When I was being admitted, I felt numb and lost. I was ready to be wrapped up in a straight jacket and thrown into a white room with dim lights until they saw how I'm not crazy. I kept thinking to myself that I'm not as crazy as them. Not as crazy as them. Now, thinking about that statement that kept running through my mind makes me laugh because those people were some of the best people I have ever met in my life. But, we will get to that. Before I was taken to my room, I was questioned about my past, my current thoughts, and what brought me there. While I was answering those questions, I kept looking around and there was no one. It was a dark ghost town. Back then, I was shivering at the thought that this would be my new normal for now: dark, quiet, empty hallways. I was too scared of what the media had told me about psych wards that I had completely forgotten that it was almost midnight!

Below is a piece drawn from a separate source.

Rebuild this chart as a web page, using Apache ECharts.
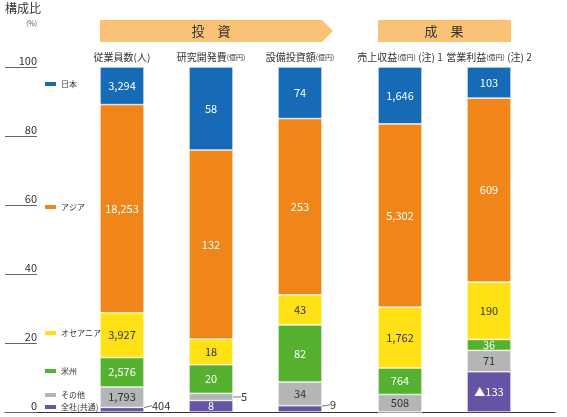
<!DOCTYPE html>
<html>
<head>
<meta charset="utf-8">
<script src="https://cdn.jsdelivr.net/npm/echarts@6/dist/echarts.min.js"></script>
<style>
  html, body { margin: 0; padding: 0; background: #fff; }
  #chart { width: 567px; height: 417px; }
</style>
</head>
<body>
<div id="chart"></div>
<script>
// 投資 / 成果 の項目
const investCategories = ['従業員数(人)', '研究開発費(億円)', '設備投資額(億円)'];
const resultCategories = ['売上収益(億円) (注) 1', '営業利益(億円) (注) 2'];

// 地域別の実数 (従業員数, 研究開発費, 設備投資額, 売上収益, 営業利益)
const japan     = [3294, 58, 74, 1646, 103];
const asia      = [18253, 132, 253, 5302, 609];
const oceania   = [3927, 18, 43, 1762, 190];
const americas  = [2576, 20, 82, 764, 36];
const other     = [1793, 5, 34, 508, 71];
const corporate = [404, 8, 9, 0, -133];

const yTicks = [0, 20, 40, 60, 80, 100];

// stack order: bottom first
const regions = ['全社(共通)', 'その他', '米州', 'オセアニア', 'アジア', '日本'];
const regionValues = [corporate, other, americas, oceania, asia, japan];
const regionColors = ['#6554a3', '#b4b5b6', '#56b130', '#ffe116', '#f08519', '#176ab6'];
const labelColors = ['#fff', '#333', '#fff', '#333', '#fff', '#fff'];
const legendTops = [403, 391, 367, 329, 203, 80];

// labels drawn outside the bar, with a leader line: [region, column, dy]
const outside = [[0, 0, -4], [1, 1, 0], [0, 2, -4]];

const totals = japan.map(function (_, j) {
  return regionValues.reduce(function (s, arr) { return s + Math.abs(arr[j]); }, 0);
});

function fmt(v) {
  const s = String(Math.abs(v)).replace(/\B(?=(\d{3})+(?!\d))/g, ',');
  return v < 0 ? '▲' + s : s;
}

function findOutside(r, j) {
  for (let k = 0; k < outside.length; k++) {
    if (outside[k][0] === r && outside[k][1] === j) return outside[k];
  }
  return null;
}

const groups = [[0, 1, 2], [3, 4]];
const series = [];
groups.forEach(function (cols, g) {
  regions.forEach(function (name, r) {
    series.push({
      type: 'bar',
      name: name,
      xAxisIndex: g + 1,
      yAxisIndex: g + 1,
      stack: 'share' + g,
      barWidth: 44,
      itemStyle: { color: regionColors[r], borderColor: '#fff', borderWidth: 0.6 },
      label: {
        show: true,
        position: 'inside',
        color: labelColors[r],
        fontSize: 11,
        formatter: function (p) { return p.data.raw === 0 ? '' : fmt(p.data.raw); }
      },
      labelLayout: function (p) {
        const o = findOutside(r, cols[p.dataIndex]);
        return o ? { dx: 6, dy: o[2] } : {};
      },
      data: cols.map(function (j) {
        const v = regionValues[r][j];
        const item = { value: Math.abs(v) / totals[j] * 100, raw: v };
        if (findOutside(r, j)) {
          item.label = { position: 'right', distance: 2, color: '#333' };
          item.labelLine = { show: true, lineStyle: { color: '#555', width: 0.8 } };
        }
        return item;
      })
    });
  });
});

const legends = regions.map(function (name, r) {
  return {
    data: [name],
    left: 43,
    top: legendTops[r],
    orient: 'vertical',
    padding: 0,
    icon: 'rect',
    itemWidth: 13,
    itemHeight: 6,
    itemGap: 4,
    textStyle: { fontSize: 8, color: '#333', padding: [0, 0, 0, -1] }
  };
});

function catLabel(s) {
  return '{a|' + s.replace('(億円)', '}{b|(億円)}{a|') + '}';
}

const topAxisLabel = {
  interval: 0,
  margin: 5,
  formatter: catLabel,
  rich: {
    a: { fontSize: 10, color: '#333' },
    b: { fontSize: 7, color: '#333' }
  }
};

const option = {
  animation: false,
  textStyle: { fontFamily: 'Noto Sans CJK JP' },
  title: [
    { text: '構成比', left: 3, top: 2, padding: [0, 2], textStyle: { fontSize: 12, fontWeight: 'normal', color: '#333' } },
    { text: '(%)', left: 26, top: 20, padding: 0, textStyle: { fontSize: 7, fontWeight: 'normal', color: '#555' } }
  ],
  legend: legends,
  grid: [
    { left: 5, right: 12, top: 67, bottom: 5 },
    { left: 77.5, width: 267, top: 67, bottom: 5 },
    { left: 355.5, width: 178, top: 67, bottom: 5 }
  ],
  xAxis: [
    {
      gridIndex: 0, type: 'value', min: 0, max: 1,
      axisLine: { show: true, lineStyle: { color: '#333', width: 1.2 } },
      axisTick: { show: false }, axisLabel: { show: false }, splitLine: { show: false }
    },
    {
      gridIndex: 1, type: 'category', position: 'top', data: investCategories,
      axisLine: { show: false }, axisTick: { show: false }, axisLabel: topAxisLabel
    },
    {
      gridIndex: 2, type: 'category', position: 'top', data: resultCategories,
      axisLine: { show: false }, axisTick: { show: false }, axisLabel: topAxisLabel
    }
  ],
  yAxis: [
    {
      gridIndex: 0, type: 'value', min: yTicks[0], max: yTicks[yTicks.length - 1], interval: 20,
      axisLine: { show: false },
      axisTick: { show: true, inside: true, length: 32, lineStyle: { color: '#666', width: 1 } },
      axisLabel: {
        inside: true, margin: 32, align: 'right', verticalAlign: 'bottom',
        fontSize: 11, color: '#333', padding: [0, 0, 1, 0]
      },
      splitLine: { show: false }
    },
    { gridIndex: 1, type: 'value', min: 0, max: 100, show: false },
    { gridIndex: 2, type: 'value', min: 0, max: 100, show: false }
  ],
  graphic: [
    {
      type: 'polygon',
      shape: { points: [[100, 20], [322, 20], [333, 31], [322, 42], [100, 42]] },
      style: { fill: '#f9c274' }
    },
    {
      type: 'text', x: 211, y: 31,
      style: { text: '投　資', fill: '#333', fontSize: 13, align: 'center', verticalAlign: 'middle', fontFamily: 'Noto Sans CJK JP' }
    },
    {
      type: 'rect',
      shape: { x: 378, y: 20, width: 133, height: 22 },
      style: { fill: '#f9c274' }
    },
    {
      type: 'text', x: 444, y: 31,
      style: { text: '成　果', fill: '#333', fontSize: 13, align: 'center', verticalAlign: 'middle', fontFamily: 'Noto Sans CJK JP' }
    }
  ],
  series: series
};

const myChart = echarts.init(document.getElementById('chart'));
myChart.setOption(option);
</script>
</body>
</html>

Fast forward a little bit.
When I was finally taken to my room, I had it set in my mind that I would not leave unless it was time to eat or see the doctor or my boyfriend who promised to visit. I felt at peace that my room was not a padded room, but it was a regular room. Not a hotel room, but a regular room by myself with a private bathroom. Side note: They only have padded rooms for people who get so upset that they feel like they want to hit something and they are taken there to get their rage out without damaging anything. Also, this is just my experience. I heard not all psych wards have single person rooms. I was at peace up until I walked out of my room to grab a menu sheet to fill out for the next day and began to be followed by someone who was already admitted in the psych ward. I didn't make eye contact with him, but he initiated conversation and told me to follow him. I remember looking back at the staff and no one was paying me any attention. I felt like I was going to die. Literally. But, I followed him anyway. He took me to what turned out to be my favorite room. There was a TV, snacks, comfy chairs, tables, books, and other things people could do to pass the time. He sat me down and we talked for awhile. I opened up to him about what led me there that night. He reassured me that everyone there was going through something and that I didn't have to feel scared or alone. Another person sat down beside us and helped me fill out the menu and let me know that the best things that I could get weren't even on the menu!
All throughout the four days I stayed there, I wasn't alone or judged. My tears didn't make anyone look at me weird. I could talk about my thoughts out loud and I'd receive smiles or accepting nods. Nobody made me feel out of the ordinary. These people are people. My first night I judged everyone in there and I thought that there was no way I was like them. I thought that somehow I was better than them without knowing a single thing about them except that they were patients.
I think it is time that the media accurately represents psych wards.
If you are suffering from a mental illness, get help! There is no reason that you should not get the help you deserve even if you have to keep it to yourself or within a close group of people. Your health comes first.